Gender-based violence (GBV) is widespread in Zambia. Fifty percent of women and girls report experiencing it at some point in their life.
From the age of 15 years onwards, almost half of all Zambian women have experienced physical violence, according to 2013-2014 Demographic Household Survey (DHS). However, the deep normalisation and cultural acceptance of gender-based violence means figures are widely under-reported.
This project takes an intersectional approach to investigate whether education and employment opportunities for women can act as enablers to reduce the prevalence of GBV.
The research generated a data set of 47 qualitative interviews with different socio-economic groupings of women alongside 10 men. It offers an in-depth and complex understanding of the different intersections between violence, employment, education, and social class.
The respondents are mostly domestic workers, construction workers, and people working with consulting and government agencies or in entrepreneurial activities.
The research also includes interviews with a range of key agencies working with women such as Oxfam, World Vision, YWCA, and local agencies supporting women in Business.
The research investigates whether education and employment can raise women’s and girls’ aspirations, supporting increased resilience to challenge GBV. In particular: does education and employment empower women sufficiently to challenge the social normalisation of GBV in Zambia?
Research question
How can approaches increase women’s economic engagement also tackle violence against women in Zambia?
Research aim
To generate evidence that can enable better decision-making in programme and policy design so that women’s economic empowerment is enhanced while at the same time tackling GBV.
Objective
To understand the complex, interactive relationship between Violence Against Women (VAW) and Women’s Economic Empowerment (WEE) and how approaches can work best.
This can be broken down as follows:
- To understand how violence currently shapes women’s economic engagement patterns, and to ascertain how best to address this.

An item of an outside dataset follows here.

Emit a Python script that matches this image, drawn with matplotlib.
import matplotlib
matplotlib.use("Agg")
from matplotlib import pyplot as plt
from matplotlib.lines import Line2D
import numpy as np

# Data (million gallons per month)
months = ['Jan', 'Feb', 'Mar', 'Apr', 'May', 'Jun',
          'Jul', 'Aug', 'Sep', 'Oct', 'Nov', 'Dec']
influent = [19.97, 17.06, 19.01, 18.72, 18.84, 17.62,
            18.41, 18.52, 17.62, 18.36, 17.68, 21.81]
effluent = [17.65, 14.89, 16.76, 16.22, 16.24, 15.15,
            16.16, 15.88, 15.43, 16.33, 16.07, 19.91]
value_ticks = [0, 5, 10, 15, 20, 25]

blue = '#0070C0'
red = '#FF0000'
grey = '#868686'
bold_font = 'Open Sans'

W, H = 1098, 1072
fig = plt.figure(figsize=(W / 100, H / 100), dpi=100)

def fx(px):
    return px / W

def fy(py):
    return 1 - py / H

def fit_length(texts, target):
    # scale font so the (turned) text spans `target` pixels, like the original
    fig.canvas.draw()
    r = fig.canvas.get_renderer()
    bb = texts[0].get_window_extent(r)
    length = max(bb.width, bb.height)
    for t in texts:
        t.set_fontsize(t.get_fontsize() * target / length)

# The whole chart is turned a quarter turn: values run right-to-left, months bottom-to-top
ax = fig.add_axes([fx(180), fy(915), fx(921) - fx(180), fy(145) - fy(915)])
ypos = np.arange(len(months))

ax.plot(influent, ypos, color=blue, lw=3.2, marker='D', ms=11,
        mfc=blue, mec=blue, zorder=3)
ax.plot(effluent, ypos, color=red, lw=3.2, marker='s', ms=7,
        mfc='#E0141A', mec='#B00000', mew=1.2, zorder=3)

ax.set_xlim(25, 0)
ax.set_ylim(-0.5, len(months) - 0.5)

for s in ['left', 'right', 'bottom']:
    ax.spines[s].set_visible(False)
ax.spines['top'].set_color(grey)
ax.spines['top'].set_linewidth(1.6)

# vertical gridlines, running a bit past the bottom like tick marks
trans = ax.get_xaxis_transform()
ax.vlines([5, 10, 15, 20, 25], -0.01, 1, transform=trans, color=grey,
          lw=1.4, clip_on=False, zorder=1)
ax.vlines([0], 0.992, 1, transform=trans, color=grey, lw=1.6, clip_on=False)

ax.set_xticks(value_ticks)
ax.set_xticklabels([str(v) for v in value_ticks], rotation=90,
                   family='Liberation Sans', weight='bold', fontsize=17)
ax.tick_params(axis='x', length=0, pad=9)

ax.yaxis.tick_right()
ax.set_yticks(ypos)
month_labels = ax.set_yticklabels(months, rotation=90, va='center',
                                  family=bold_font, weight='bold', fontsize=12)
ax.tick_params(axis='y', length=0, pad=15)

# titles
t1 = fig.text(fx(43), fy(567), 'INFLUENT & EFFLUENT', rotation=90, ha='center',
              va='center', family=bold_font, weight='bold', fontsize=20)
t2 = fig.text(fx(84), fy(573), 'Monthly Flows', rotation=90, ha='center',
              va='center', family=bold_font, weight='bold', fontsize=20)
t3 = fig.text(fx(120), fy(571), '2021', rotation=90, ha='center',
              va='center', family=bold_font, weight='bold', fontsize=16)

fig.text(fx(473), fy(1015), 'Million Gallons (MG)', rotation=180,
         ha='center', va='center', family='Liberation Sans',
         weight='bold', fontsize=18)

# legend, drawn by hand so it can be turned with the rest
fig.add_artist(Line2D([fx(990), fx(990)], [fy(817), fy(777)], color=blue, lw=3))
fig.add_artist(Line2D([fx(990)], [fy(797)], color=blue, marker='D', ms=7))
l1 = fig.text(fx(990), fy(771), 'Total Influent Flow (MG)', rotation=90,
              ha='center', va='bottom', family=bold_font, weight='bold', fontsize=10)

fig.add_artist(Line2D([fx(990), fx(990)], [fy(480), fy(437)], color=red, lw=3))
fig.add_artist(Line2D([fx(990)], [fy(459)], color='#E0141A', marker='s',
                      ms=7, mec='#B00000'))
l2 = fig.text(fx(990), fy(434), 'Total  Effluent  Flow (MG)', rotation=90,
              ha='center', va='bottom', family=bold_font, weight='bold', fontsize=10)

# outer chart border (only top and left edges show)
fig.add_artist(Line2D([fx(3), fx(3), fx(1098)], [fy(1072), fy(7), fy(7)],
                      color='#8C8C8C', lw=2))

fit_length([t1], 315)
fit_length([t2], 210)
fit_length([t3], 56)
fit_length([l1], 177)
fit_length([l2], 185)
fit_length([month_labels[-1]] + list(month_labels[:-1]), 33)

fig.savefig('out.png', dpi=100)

- To uncover the complex ways in which earning or generating an income shapes/alters (both positively and negatively) the forms and levels of violence that women experience, and how it affects their levels of vulnerability.
- To unpack and describe how approaches to enhancing women’s economic activity can support the prevention of, protection from, and response to GBV, and to ascertain how sociocultural contexts and gendered power relations interact to impact these processes.
Methodology
The project’s overall research methodology involves the use of qualitative approaches such as in-depth interviews and focus group discussions with different socio-economic groupings of women, men, and practitioners/policymakers.

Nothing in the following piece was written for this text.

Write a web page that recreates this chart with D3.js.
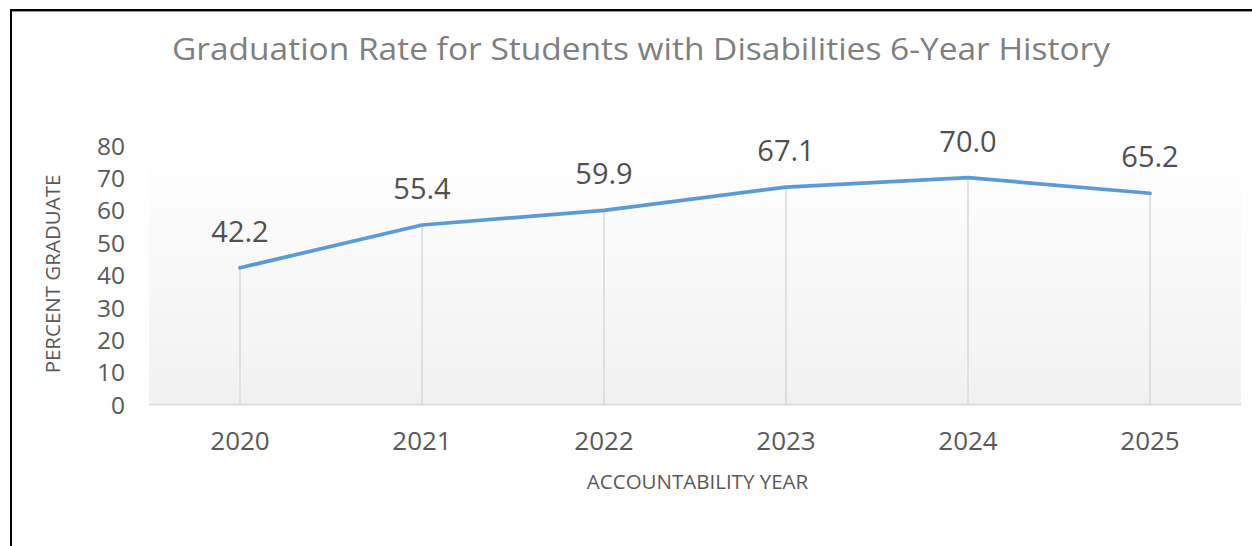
<!DOCTYPE html>
<html>
<head>
<meta charset="utf-8">
<script src="https://cdn.jsdelivr.net/npm/d3@7"></script>
<style>
  html, body { margin: 0; padding: 0; background: #ffffff; }
  svg { display: block; }
  text { font-family: "Open Sans", "Noto Sans", sans-serif; }
</style>
</head>
<body>
<svg id="chart" width="1252" height="546"></svg>
<script>
// ---- data ----
const years = ["2020", "2021", "2022", "2023", "2024", "2025"];
const rates = [42.2, 55.4, 59.9, 67.1, 70.0, 65.2];
const yTicks = [0, 10, 20, 30, 40, 50, 60, 70, 80];
const chartTitle = "Graduation Rate for Students with Disabilities 6-Year History";
const yTitle = "PERCENT GRADUATE";
const xTitle = "ACCOUNTABILITY YEAR";

const W = 1252, H = 546;
const plot = { left: 149, right: 1241, top: 145.3, bottom: 404.5 };

const svg = d3.select("#chart");

// frame (top and left border)
svg.append("line").attr("x1", 10).attr("x2", W).attr("y1", 10).attr("y2", 10)
  .attr("stroke", "#000").attr("stroke-width", 2);
svg.append("line").attr("x1", 10).attr("x2", W).attr("y1", 11.5).attr("y2", 11.5)
  .attr("stroke", "#9a9a9a").attr("stroke-width", 1);
svg.append("line").attr("x1", 11).attr("x2", 11).attr("y1", 9).attr("y2", H)
  .attr("stroke", "#000").attr("stroke-width", 2);

// scales
const x = d3.scaleBand().domain(years).range([plot.left, plot.right]).padding(0);
const y = d3.scaleLinear().domain([0, 80]).range([plot.bottom, plot.top]);
const cx = d => x(d) + x.bandwidth() / 2;

// plot area gradient background
const defs = svg.append("defs");
const grad = defs.append("linearGradient").attr("id", "bg")
  .attr("x1", 0).attr("y1", 0).attr("x2", 0).attr("y2", 1);
grad.append("stop").attr("offset", "0%").attr("stop-color", "#ffffff");
grad.append("stop").attr("offset", "100%").attr("stop-color", "#f1f1f1");
svg.append("rect")
  .attr("x", plot.left).attr("y", y(80))
  .attr("width", plot.right - plot.left).attr("height", y(0) - y(80))
  .attr("fill", "url(#bg)");

// title
svg.append("text")
  .attr("x", 641).attr("y", 60)
  .attr("text-anchor", "middle")
  .attr("font-size", 31)
  .attr("fill", "#7f7f7f")
  .attr("textLength", 938)
  .attr("lengthAdjust", "spacingAndGlyphs")
  .text(chartTitle);

// drop lines
svg.append("g").selectAll("line").data(years).join("line")
  .attr("x1", d => cx(d)).attr("x2", d => cx(d))
  .attr("y1", (d, i) => y(rates[i])).attr("y2", y(0))
  .attr("stroke", "#d9d9d9").attr("stroke-width", 1.5);

// baseline
svg.append("line")
  .attr("x1", plot.left).attr("x2", plot.right)
  .attr("y1", y(0)).attr("y2", y(0))
  .attr("stroke", "#d9d9d9").attr("stroke-width", 1.75);

// y axis labels (no axis line)
const yAxis = d3.axisLeft(y).tickValues(yTicks).tickSize(0).tickPadding(0).tickFormat(d3.format("d"));
const yg = svg.append("g").attr("transform", "translate(125,0)").call(yAxis);
yg.select(".domain").remove();
yg.selectAll("text").attr("font-size", 24.5).attr("fill", "#595959")
  .attr("font-family", "'Open Sans', sans-serif").attr("dy", "0.36em");

// x axis labels
const xAxis = d3.axisBottom(x).tickSize(0).tickPadding(0);
const xg = svg.append("g").attr("transform", `translate(0,${y(0)})`).call(xAxis);
xg.select(".domain").remove();
xg.selectAll("text").attr("font-size", 26).attr("fill", "#595959")
  .attr("font-family", "'Open Sans', sans-serif").attr("dy", null).attr("y", 45.5);

// line
const line = d3.line().x(d => cx(d[0])).y(d => y(d[1]));
svg.append("path")
  .datum(years.map((yr, i) => [yr, rates[i]]))
  .attr("d", line)
  .attr("fill", "none")
  .attr("stroke", "#5b9bd5")
  .attr("stroke-width", 3.75)
  .attr("stroke-linejoin", "round")
  .attr("stroke-linecap", "round");

// data labels
svg.append("g").selectAll("text").data(years).join("text")
  .attr("x", d => cx(d))
  .attr("y", (d, i) => y(rates[i]) - 26)
  .attr("text-anchor", "middle")
  .attr("font-size", 29)
  .attr("fill", "#505050")
  .text((d, i) => d3.format(".1f")(rates[i]));

// axis titles
svg.append("text")
  .attr("transform", "translate(60,274) rotate(-90)")
  .attr("text-anchor", "middle")
  .attr("font-size", 20.5)
  .attr("fill", "#595959")
  .text(yTitle);

svg.append("text")
  .attr("x", 697.5).attr("y", 489)
  .attr("text-anchor", "middle")
  .attr("font-size", 20.5)
  .attr("fill", "#595959")
  .text(xTitle);
</script>
</body>
</html>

A clear perspective on women’s experiences and voices as active citizens within society is necessary, particularly in light of their under-representation in wider public discourses on economic empowerment and violence.
This research develops an understanding of the beliefs, values, social frameworks, and practical conditions (in communities, in the workplace, and on the way to work) that shape both violence against women and women’s economic engagement and provides an intersectional analysis of various relevant sociocultural, economic, and political factors.